■ REQUEST
Copy from the first line below down to and including the line with "41, 41, 41];". Skip the pictures.

■ RECORDS PROVIDED
>> begin

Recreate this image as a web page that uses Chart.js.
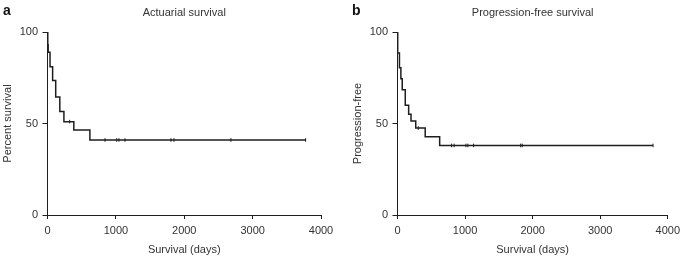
<!DOCTYPE html>
<html>
<head>
<meta charset="utf-8">
<script src="https://cdn.jsdelivr.net/npm/chart.js@4.4.0/dist/chart.umd.min.js"></script>
<style>
  html, body { margin: 0; padding: 0; background: #fff; }
  #wrap { position: relative; width: 685px; height: 258px; }
  .panel { position: absolute; top: 0; height: 258px; }
  #pa { left: 0; width: 345px; }
  #pb { left: 350px; width: 335px; }
</style>
</head>
<body>
<div id="wrap">
  <div class="panel" id="pa"><canvas id="chartA"></canvas></div>
  <div class="panel" id="pb"><canvas id="chartB"></canvas></div>
</div>
<script>
// panel a - actuarial survival (Kaplan-Meier steps)
var daysA = [0, 4, 10, 37, 75, 120, 180, 240, 385, 620, 3780];
var pctA = [100, 93, 89, 81, 73.5, 64.5, 56.5, 51, 46.5, 41, 41];
var censorDaysA = [324, 841, 1012, 1045, 1133, 1806, 1850, 2683, 3775];
var censorPctA = [51, 41, 41, 41, 41, 41, 41, 41, 41];

// panel b - progression-free survival
var daysB = [0, 3, 29, 50, 70, 115, 165, 200, 270, 410, 624, 3780];
var pctB = [100, 88.5, 80.5, 74.5, 68.5, 60, 55, 51.3, 47.5, 42.7, 38, 38];
var censorDaysB = [307, 800, 838, 1013, 1042, 1126, 1823, 1846, 3782];
var censorPctB = [47.5, 38, 38, 38, 38, 38, 38, 38, 38];

var xTicks = [0, 1000, 2000, 3000, 4000];
var yTicks = [0, 50, 100];

var FONT = '"Liberation Sans", Arial, sans-serif';
var INK = '#1e1e1e';
var TXT = '#333';

function pts(xs, ys) {
  return xs.map(function (x, i) { return { x: x, y: ys[i] }; });
}

function plain(v) { return String(v); }

// bold panel letter in the top-left corner
var letterPlugin = {
  id: 'panelLetter',
  afterDraw: function (chart, args, opts) {
    var ctx = chart.ctx;
    ctx.save();
    ctx.font = 'bold 14px ' + FONT;
    ctx.fillStyle = '#111';
    ctx.textBaseline = 'alphabetic';
    ctx.fillText(opts.text, opts.x, 15);
    ctx.restore();
  }
};

function makeChart(id, title, yTitle, letter, letterX, days, pct, cDays, cPct, padRight) {
  return new Chart(document.getElementById(id), {
    type: 'line',
    data: {
      datasets: [{
        data: pts(days, pct),
        borderColor: INK,
        borderWidth: 1.5,
        pointRadius: 0,
        stepped: 'before',
        fill: false
      }, {
        data: pts(cDays, cPct),
        showLine: false,
        pointStyle: 'line',
        rotation: 90,
        pointRadius: 1.8,
        borderColor: INK,
        borderWidth: 1
      }]
    },
    options: {
      responsive: true,
      maintainAspectRatio: false,
      animation: false,
      layout: { padding: { left: 0, right: padRight, top: 0, bottom: 0 } },
      plugins: {
        legend: { display: false },
        tooltip: { enabled: false },
        title: {
          display: true,
          text: title,
          fullSize: false,
          color: TXT,
          font: { family: FONT, size: 11, weight: 'normal' },
          padding: { top: 6, bottom: 12.8 }
        },
        panelLetter: { text: letter, x: letterX }
      },
      scales: {
        x: {
          type: 'linear',
          min: 0,
          max: 4000,
          afterFit: function (s) { s.height = 43; },
          afterBuildTicks: function (s) { s.ticks = xTicks.map(function (v) { return { value: v }; }); },
          grid: { drawOnChartArea: false, tickLength: 4, tickColor: INK },
          border: { display: true, color: INK, width: 1 },
          ticks: { color: TXT, font: { family: FONT, size: 11 }, padding: 5, maxRotation: 0, callback: plain },
          title: {
            display: true,
            text: 'Survival (days)',
            color: TXT,
            font: { family: FONT, size: 11 },
            padding: { top: 0, bottom: 1 }
          }
        },
        y: {
          min: 0,
          max: 100,
          afterFit: function (s) { s.width = 47.5; },
          afterBuildTicks: function (s) { s.ticks = yTicks.map(function (v) { return { value: v }; }); },
          grid: { drawOnChartArea: false, tickLength: 5, tickColor: INK },
          border: { display: true, color: INK, width: 1 },
          ticks: { color: TXT, font: { family: FONT, size: 11 }, padding: 4.5, callback: plain },
          title: {
            display: true,
            text: yTitle,
            color: TXT,
            font: { family: FONT, size: 11 },
            padding: { top: 1, bottom: 0 }
          }
        }
      }
    },
    plugins: [letterPlugin]
  });
}

makeChart('chartA', 'Actuarial survival', 'Percent survival', 'a', 3,
  daysA, pctA, censorDaysA, censorPctA, 24);
makeChart('chartB', 'Progression-free survival', 'Progression-free', 'b', 2,
  daysB, pctB, censorDaysB, censorPctB, 13.3);
</script>
</body>
</html>
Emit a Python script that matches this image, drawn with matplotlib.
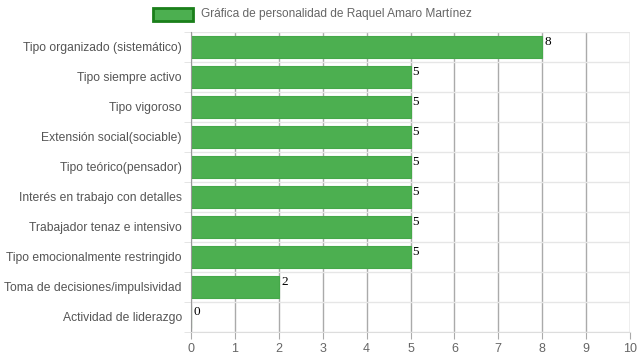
import matplotlib.pyplot as plt
import numpy as np
from matplotlib.patches import Rectangle

# Data
categories = ['Tipo organizado (sistemático)', 'Tipo siempre activo', 'Tipo vigoroso',
              'Extensión social(sociable)', 'Tipo teórico(pensador)',
              'Interés en trabajo con detalles', 'Trabajador tenaz e intensivo',
              'Tipo emocionalmente restringido', 'Toma de decisiones/impulsividad',
              'Actividad de liderazgo']
values = [8, 5, 5, 5, 5, 5, 5, 5, 2, 0]
series_name = 'Gráfica de personalidad de Raquel Amaro Martínez'

plt.rcParams['font.family'] = ['Liberation Sans', 'DejaVu Sans']

fig = plt.figure(figsize=(6.39, 3.6), dpi=100)
ax = fig.add_axes([191 / 639, 1 - 332 / 360, (630 - 191) / 639, 300 / 360])

y = np.arange(len(categories))
ax.barh(y, values, height=0.72, color='#4CAF50', edgecolor='#45a849', linewidth=0.8, zorder=2)

for yi, v in zip(y, values):
    ax.text(v + 0.05, yi - 0.38, str(v), fontsize=9.5, family='Liberation Serif',
            ha='left', va='top', color='black', zorder=3)

ax.set_xlim(0, 10)
ax.set_ylim(len(categories) - 0.5, -0.5)
ax.set_xticks(range(0, 11))
ax.set_yticks(y)
ax.set_yticklabels(categories)
ax.set_yticks(np.arange(-0.5, len(categories)), minor=True)

ax.tick_params(axis='x', length=5, color='#aaaaaa', labelsize=9, labelcolor='#666666', pad=3)
ax.tick_params(axis='y', which='major', length=0, labelsize=8.7, labelcolor='#555555', pad=6.5)
ax.tick_params(axis='y', which='minor', length=5, color='#e0e0e0')
for lbl in ax.get_yticklabels():
    lbl.set_y(lbl.get_position()[1])

ax.grid(axis='x', color='#aaaaaa', linewidth=1, zorder=1)
ax.grid(axis='y', which='minor', color='#e6e6e6', linewidth=1, zorder=1)
ax.set_axisbelow(True)

for s in ['top', 'right']:
    ax.spines[s].set_visible(False)
ax.spines['left'].set_color('#999999')
ax.spines['bottom'].set_color('#dddddd')

# legend
fig.patches.append(Rectangle((153 / 639, 1 - 21 / 360), 40 / 639, 13 / 360,
                             transform=fig.transFigure, facecolor='#4CAF50',
                             edgecolor='#1a7f1a', linewidth=2))
fig.text(201 / 639, 1 - 14 / 360, series_name, fontsize=8.6, color='#666666',
         ha='left', va='center')

fig.savefig('out.png', dpi=100)
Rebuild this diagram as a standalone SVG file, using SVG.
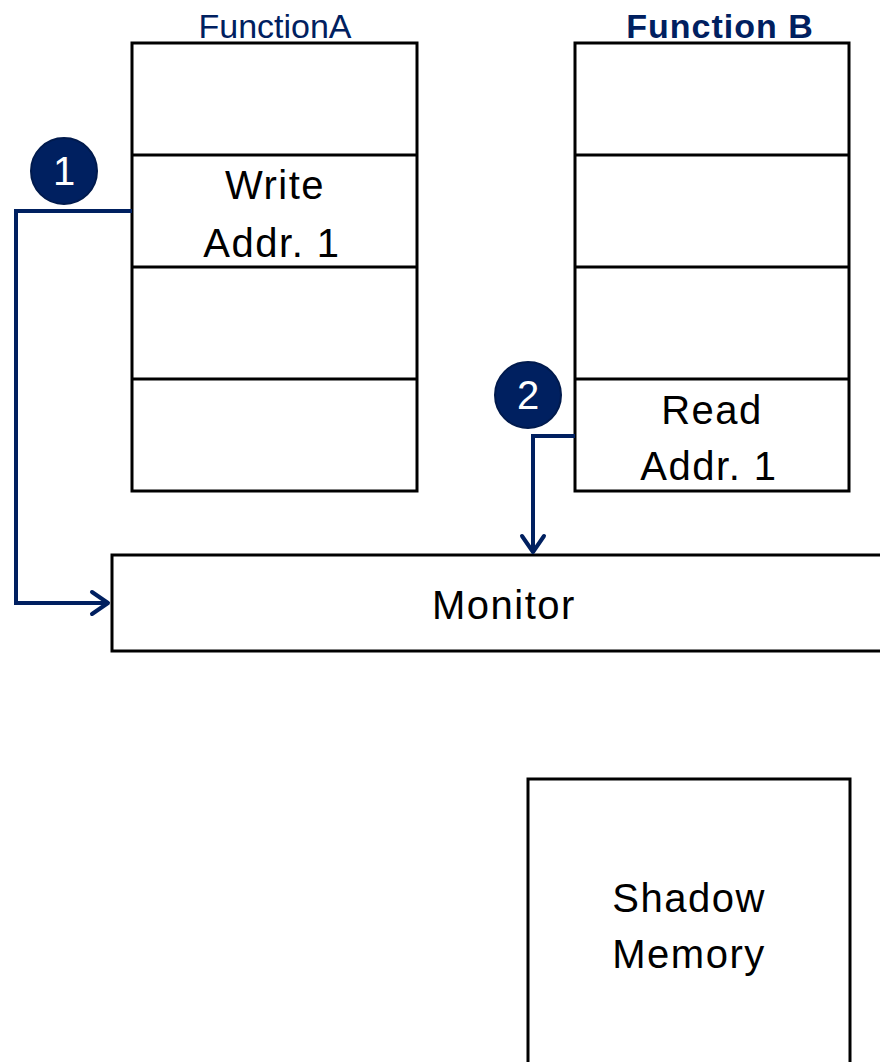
<svg xmlns="http://www.w3.org/2000/svg" width="880" height="1062" viewBox="0 0 880 1062">
<style>
.box{fill:#fff;stroke:#000;stroke-width:3}
.ln{stroke:#000;stroke-width:3}
.t{font-family:"Liberation Sans",Arial,sans-serif;font-size:40px;letter-spacing:1.5px;fill:#000;text-anchor:middle}
.hd{font-family:"Liberation Sans",Arial,sans-serif;font-size:34px;fill:#002060;text-anchor:middle}
.badge{fill:#002060;stroke:#001a4d;stroke-width:2}
.bt{font-family:"Liberation Sans",Arial,sans-serif;font-size:40px;fill:#fff;text-anchor:middle}
.conn{fill:none;stroke:#002060;stroke-width:4}
</style>
<rect width="880" height="1062" fill="#fff"/>
<g id="functionA">
<text class="hd" x="275" y="38">FunctionA</text>
<rect class="box" x="132" y="43" width="285" height="448"/>
<line class="ln" x1="132" y1="155" x2="417" y2="155"/>
<line class="ln" x1="132" y1="267" x2="417" y2="267"/>
<line class="ln" x1="132" y1="379" x2="417" y2="379"/>
<text class="t" x="275" y="199">Write</text>
<text class="t" x="272" y="257">Addr. 1</text>
</g>
<g id="functionB">
<text class="hd" x="720" y="38" font-weight="bold" letter-spacing="1">Function B</text>
<rect class="box" x="575" y="43" width="274" height="448"/>
<line class="ln" x1="575" y1="155" x2="849" y2="155"/>
<line class="ln" x1="575" y1="267" x2="849" y2="267"/>
<line class="ln" x1="575" y1="379" x2="849" y2="379"/>
<text class="t" x="712" y="424">Read</text>
<text class="t" x="709" y="480">Addr. 1</text>
</g>
<g id="monitor">
<rect class="box" x="112" y="555" width="780" height="96"/>
<text class="t" x="504" y="619">Monitor</text>
</g>
<g id="shadow">
<rect class="box" x="528" y="779" width="322" height="300"/>
<text class="t" x="689" y="912">Shadow</text>
<text class="t" x="689" y="968">Memory</text>
</g>
<g id="connectors">
<polyline class="conn" points="132,211 16,211 16,603 108,603"/>
<polyline class="conn" points="92,592 108,603 92,614" stroke-linecap="round" stroke-linejoin="round"/>
<polyline class="conn" points="575,436 533,436 533,552"/>
<polyline class="conn" points="522,536 533,552 544,536" stroke-linecap="round" stroke-linejoin="round"/>
</g>
<g id="badge1">
<circle class="badge" cx="64" cy="171" r="33"/>
<text class="bt" x="64" y="185">1</text>
</g>
<g id="badge2">
<circle class="badge" cx="528" cy="395" r="33"/>
<text class="bt" x="528" y="409">2</text>
</g>
</svg>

>> end

■ EXERCISE ANSWER
Recreate this image as a web page that uses Chart.js.
<!DOCTYPE html>
<html>
<head>
<meta charset="utf-8">
<script src="https://cdn.jsdelivr.net/npm/chart.js@4.4.0/dist/chart.umd.min.js"></script>
<style>
  html, body { margin: 0; padding: 0; background: #fff; }
  #wrap { position: relative; width: 685px; height: 258px; }
  .panel { position: absolute; top: 0; height: 258px; }
  #pa { left: 0; width: 345px; }
  #pb { left: 350px; width: 335px; }
</style>
</head>
<body>
<div id="wrap">
  <div class="panel" id="pa"><canvas id="chartA"></canvas></div>
  <div class="panel" id="pb"><canvas id="chartB"></canvas></div>
</div>
<script>
// panel a - actuarial survival (Kaplan-Meier steps)
var daysA = [0, 4, 10, 37, 75, 120, 180, 240, 385, 620, 3780];
var pctA = [100, 93, 89, 81, 73.5, 64.5, 56.5, 51, 46.5, 41, 41];
var censorDaysA = [324, 841, 1012, 1045, 1133, 1806, 1850, 2683, 3775];
var censorPctA = [51, 41, 41, 41, 41, 41, 41, 41, 41];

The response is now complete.